ADN : Acide du noyau des cellules vivantes, constituant l’essentiel des chromosomes et porteur de caractères génétiques. Avec ADN, La Face B part à la rencontre des artistes pour leur demander les chansons qui les définissent. Gagnant du prix du public des INOUïS du Printemps de Bourges, Aghiad nous invite à découvrir ses influences musicales.

Crédit : Ian Caulfield

Azar Habib – ‘Ajbin al-leil

Aghiad : Azar Habib c’est un grand chanteur et compositeur de pop libanaise des années 1980 qu’on écoute beaucoup chez moi, et c’est aussi mon chanteur préféré ! Dans ‘Ajbin al-leil, il chante « sur le front de la nuit, je t’ai écrit cette chanson ». C’est un très bon exemple de ce qui fait la pop syro-libanaise de ces années-là : un texte d’amour très léger, sur des arrangements très nostalgiques. C’est un style que je trouve vraiment riche, dans lequel on retrouve autant les drames et les tristesses de la région à l’époque (dus aux guerres civiles), que des aspirations à retrouver les bonheurs du quotidien.

Dans les textes que j’écris en arabe ou en turc, j’essaye de me rapprocher de cette poésie un peu naïve, avec beaucoup de métaphore en lien avec la nature, la lune, les fleurs, la mer. Dans cette chanson, il dit par exemple : « sur les feuilles de laurier, je t’ai écrit mon amour un bouquet de poèmes que j’ai décoré avec mes chansons ». Je trouve ça si joli !

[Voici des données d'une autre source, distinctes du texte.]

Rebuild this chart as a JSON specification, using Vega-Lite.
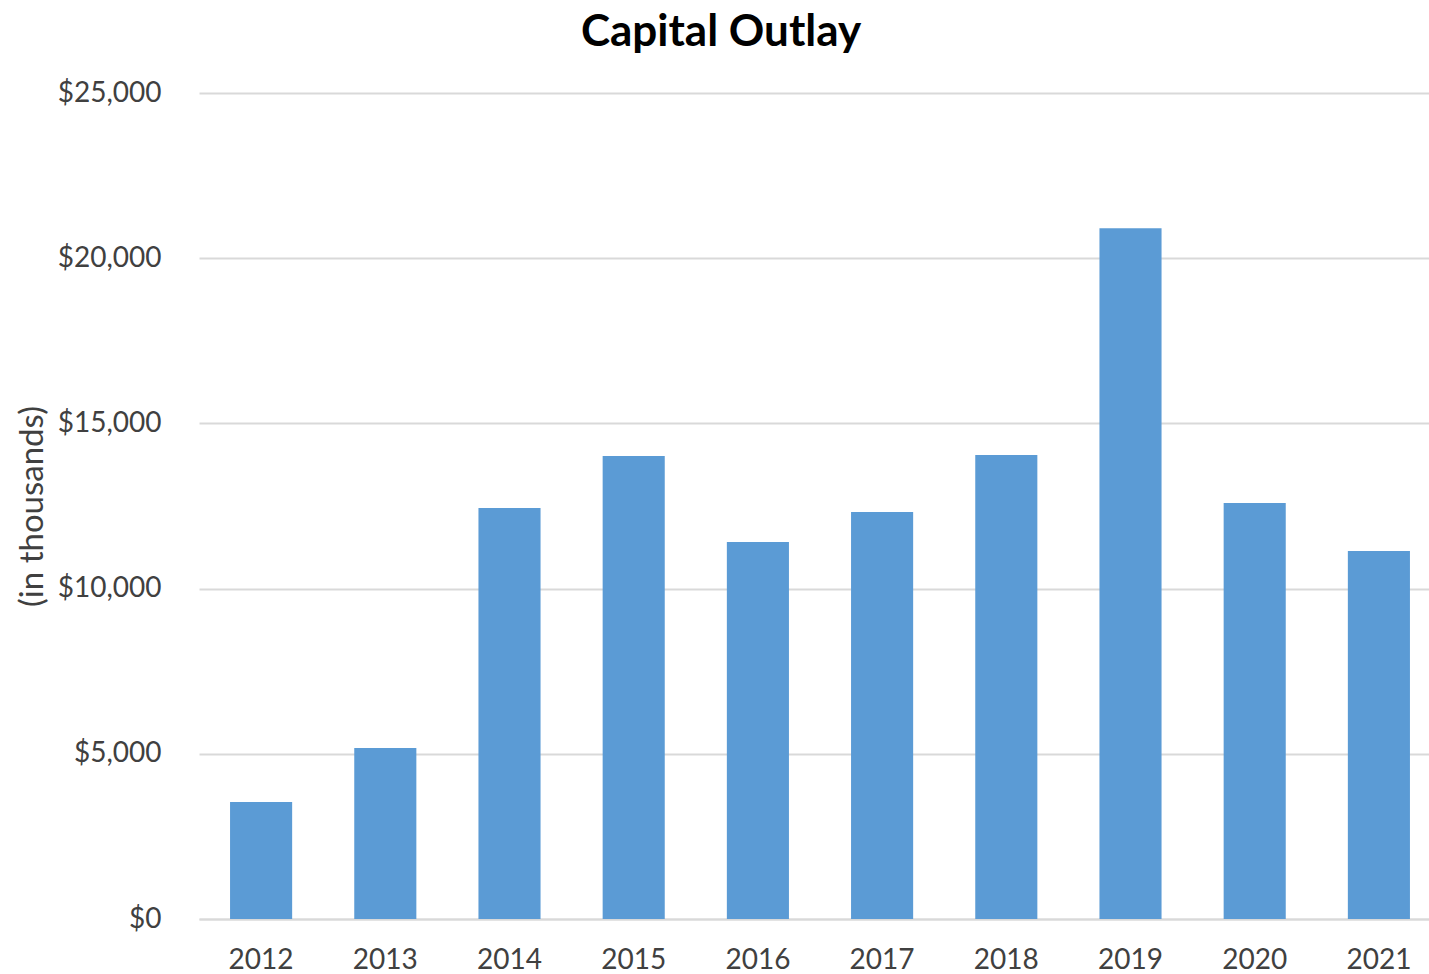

Musicalement, on s’inspire aussi beaucoup des arrangements doux amers de la pop syro-libanaise, au piano et aux violons par exemple. On utilise beaucoup les sons de mellotron, pour se rapprocher de ces textures. On est très fans aussi des chœurs qui sont très présents dans ces chansons. On chante très souvent en chœur sur scène.

Radiohead – 15 step

Aghiad : On rentre maintenant dans les influences qu’on partage avec les deux autres membres du projet, Tom Hachez et Billy Sueiro. Dans ce projet, on essaye vraiment de mêler les inspirations du Moyen-Orient avec les identités musicales qu’on aime depuis l’adolescence, de rock alternatif notamment.

Radiohead c’est un de nos groupes préférés à tous les trois, et il nous pousse à faire plein d’expériences dans nos compositions et arrangements, que ce soit en termes de mélodies, de rythmiques ou d’harmonies. Il nous arrive assez souvent de les écouter et de les regarder leurs vidéos live pendant nos sessions.

On entend un peu cette influence dans l’un des derniers morceaux qu’on a composés, qui s’appelle Yom el Fura’. C’est un morceau qui évolue pas mal harmoniquement, dans lequel il y a trois parties assez différentes, et dont les harmonies peuvent rappeler certaines choses de Radiohead. C’est un côté du projet qu’on aime beaucoup.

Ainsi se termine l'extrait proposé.